It’s a funny thing with the cameras.
The small cameras are regarded as ‘toys’.
Only the big cameras are ‘real’.
This is contrary to how we think about every other piece of digital technology.
No one looks at a wafer-thin laptop and says, “that’s not a real computer. That’s a toy. I mean, its fine for Freecell, but if you want to write an article for say, The New York Times, then you better use a mainframe”.
When it comes to cell phones, we are always eager to pull out the latest, fastest and smallest. Look at how small my cellphone is!
When it comes to cellphones, we don’t scoff at small cellphones and say ‘well, that’s fine for the amateur, but when it comes to making ‘professional’ calls, I use this’, and take out one of those brick sized things from the 1980s. No one in their right mind would say, ‘well, your blackberry is fine for calling your mother, but when you have to talk to The White House’, you better use this rotary dial big black phone.’
All that would be insane.
But it is just that kind of insanity that permeates the ‘bigger is better’ thinking at television stations.
Yesterday, we watched a ‘reality show’ on ITN in Britain.

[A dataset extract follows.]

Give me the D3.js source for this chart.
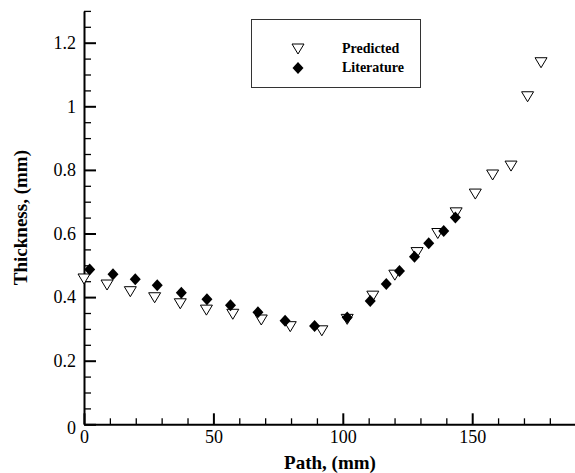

It was a dumb show, and part of it involved people running into their homes, up the stairs and into a closet to find some piece of junk that had been hidden there. (I am sure it will soon appear on US TV somewhere).
In any event, each time the players ran into the house, they cut to a ‘hand held’ shaky camera that chased the person up the stairs. In one of the iterations, they held on the first camera long enough to see the second camera chasing the player up the stairs. This poor bugger was running up the stairs with a ‘professional’ camera the size of a Volkswagen! What is the point???
Coming into Brussels last night, we passed the display above.
Now THERE is a cellphone the camera pros can really sink their teeth into.
Throw that onto your shoulder and you can feel like you are making some real important phone calls!
Me, I am sticking with the blackberry.